Ah selection bias is the best shield when being used correctly.
I don't think your complaint/experience actually lines up with the numbers here.
In the Post-Series A numbers, the lowest numbers are in the ~0.5% range. This is at most 2 figures off what the founders could get together. In a world where founders together got 9 figures, a senior engineer would get 7 figures, not 5 figures like in your situation.
The majority of comments here seem to argue the ideal equity share for employees is zero, since it probably won't be worth anything. That seems like an even more founder friendly viewpoint, no? Mass inequality of ownership is how we end up normalizing the corrupt billionaire class. I agree with you we need an industry desire for better ownership terms, but instead I see people arguing employees should just take a salary, look the other way, and let owners hoard all the spoils.
That is not what people are arguing. Labor sellers should assume equity in a non publicly traded company is worth far less than the labor buyer wants the labor seller to think it is, so labor sellers should demand more cash such that the compensation is competitive with other potential job offers that offer more cash.
Don't get sucked into blind rage over nothing. Why do most employees nowadays prefer cash over options in startups? because for every successful startup where the secretary got a vineyard there are 99 when the startup limps along for 12 years and then closes without a sale. Generational wisdom turned into "Dont get suckered for low wage and options, get a high wage and invest in the S&P".
Will there be lucky founders that become very rich? absolutely. Founders are generally very risk aggressive and are willing to go boom or bust. But for an average person that just want a good life why risk lower living standards for a low change of riches?
If you are very risk aggressive you can push for more equity, but expect your salary to be much lower than your peers. Most veteran SE will advise against it.
Earning a salary in cash doesn’t stop you from investing the cash. I have never earned equity from an employer but most of my net worth is sitting in publicly traded companies. So obviously I am not lacking company ownership just because the company I worked for didn’t loop me in.
The other reason this isn’t true is that equity becomes a lottery ticket that is written in a founder and investor-preferred manner and is used to fleece mostly young employees who don’t know better and are romanced by the thought of being a part of the next Uber or Airbnb.
The practical reality is that it becomes “this job is worth $150,000 but we’ll pay you $100,000 and you can have some equity that might be worth hundreds of thousands if the casino pays out.”
But then you have investor preference multiples, valuation fuckery, and other ways that even a successful exited company can pay out less than your fair share.
To me cash is king because I can invest it however I want.
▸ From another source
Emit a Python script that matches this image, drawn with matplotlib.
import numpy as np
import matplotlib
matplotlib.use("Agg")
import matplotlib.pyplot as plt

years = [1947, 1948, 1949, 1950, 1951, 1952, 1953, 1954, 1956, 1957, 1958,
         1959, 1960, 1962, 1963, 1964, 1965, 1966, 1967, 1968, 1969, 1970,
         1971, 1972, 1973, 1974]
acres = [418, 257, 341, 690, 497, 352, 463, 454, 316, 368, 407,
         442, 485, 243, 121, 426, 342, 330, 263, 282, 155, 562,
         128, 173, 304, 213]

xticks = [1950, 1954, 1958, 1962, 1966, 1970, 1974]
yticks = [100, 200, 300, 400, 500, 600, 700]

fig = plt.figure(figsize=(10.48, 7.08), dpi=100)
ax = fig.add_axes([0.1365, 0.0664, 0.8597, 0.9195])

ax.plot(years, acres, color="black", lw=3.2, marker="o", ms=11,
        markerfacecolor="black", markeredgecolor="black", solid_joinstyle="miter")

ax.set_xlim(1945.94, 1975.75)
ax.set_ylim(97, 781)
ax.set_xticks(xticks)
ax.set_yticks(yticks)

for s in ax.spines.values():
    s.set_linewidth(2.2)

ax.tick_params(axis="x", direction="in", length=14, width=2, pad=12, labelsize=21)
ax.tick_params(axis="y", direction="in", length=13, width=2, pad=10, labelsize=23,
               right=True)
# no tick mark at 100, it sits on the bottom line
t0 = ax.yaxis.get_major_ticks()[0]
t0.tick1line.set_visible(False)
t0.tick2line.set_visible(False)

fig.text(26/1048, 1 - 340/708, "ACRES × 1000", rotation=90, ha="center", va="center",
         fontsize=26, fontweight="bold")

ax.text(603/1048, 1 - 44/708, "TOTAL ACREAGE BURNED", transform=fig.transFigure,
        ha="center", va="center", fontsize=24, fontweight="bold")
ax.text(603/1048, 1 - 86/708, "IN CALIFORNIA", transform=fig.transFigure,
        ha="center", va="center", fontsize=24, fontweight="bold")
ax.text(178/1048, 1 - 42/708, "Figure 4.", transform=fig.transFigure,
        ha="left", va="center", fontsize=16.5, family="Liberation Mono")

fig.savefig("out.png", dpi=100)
Equity is fine if it’s for a public company, as that’s effectively just deferred cash as an incentive to stay longer.
Came to write this same comment. The first 10 employees of a company are so critical to success and they tend to be drastically underpaid. A founding engineer (often employee 3 or 4) would be lucky to get 1.5% at most places while the CTO has 30-50% and they probably have very equal impact on the company in the early days. And engineers do well by comparison. The first customer-facing roles often get barely any equity at all while they hustle to actually make an idea into a business.
The VCs have convinced the founders that they are special people and they deserve 10-100x the rewards of their best employees. They do this to create room in the cap table for themselves of course. They also give the founders early liquidation opportunities to keep them on their team.
It’s disgusting, and the founders wonder why some people don’t want to grind as hard as they do.
> I believe this entire document was written to anchor new employees with lowered expectations on equity. I think this entire document is a disingenuous scam to make new startup employees think that those percentages are okay.
Have to love the HN crowd. A guy goes out of his way to write a very detailed, high-quality guide demystifying a very complex and consequential topic, open sources it so it's free, and immediately people suspect the entire document is build just to make startup employees think lower percentages are OK?
Disclaimer: I know the author personally, so can definitely attest to the motivation behind this guide. I'll also say I've used this guide both as a founder and as a startup employee and it's been immensely helpful.
Both can be true!
The fact that you are a founder that agrees with these extremely low equity percentages for early employees confirms exactly my point. It's to anchor lowered expectations for new employees coming in.
I stand by exactly what I wrote.
Genuinely curious. What percentages do you think are fair and why? As both a founder and employee, I anchored to the market. But maybe the market isn't fair. So what is?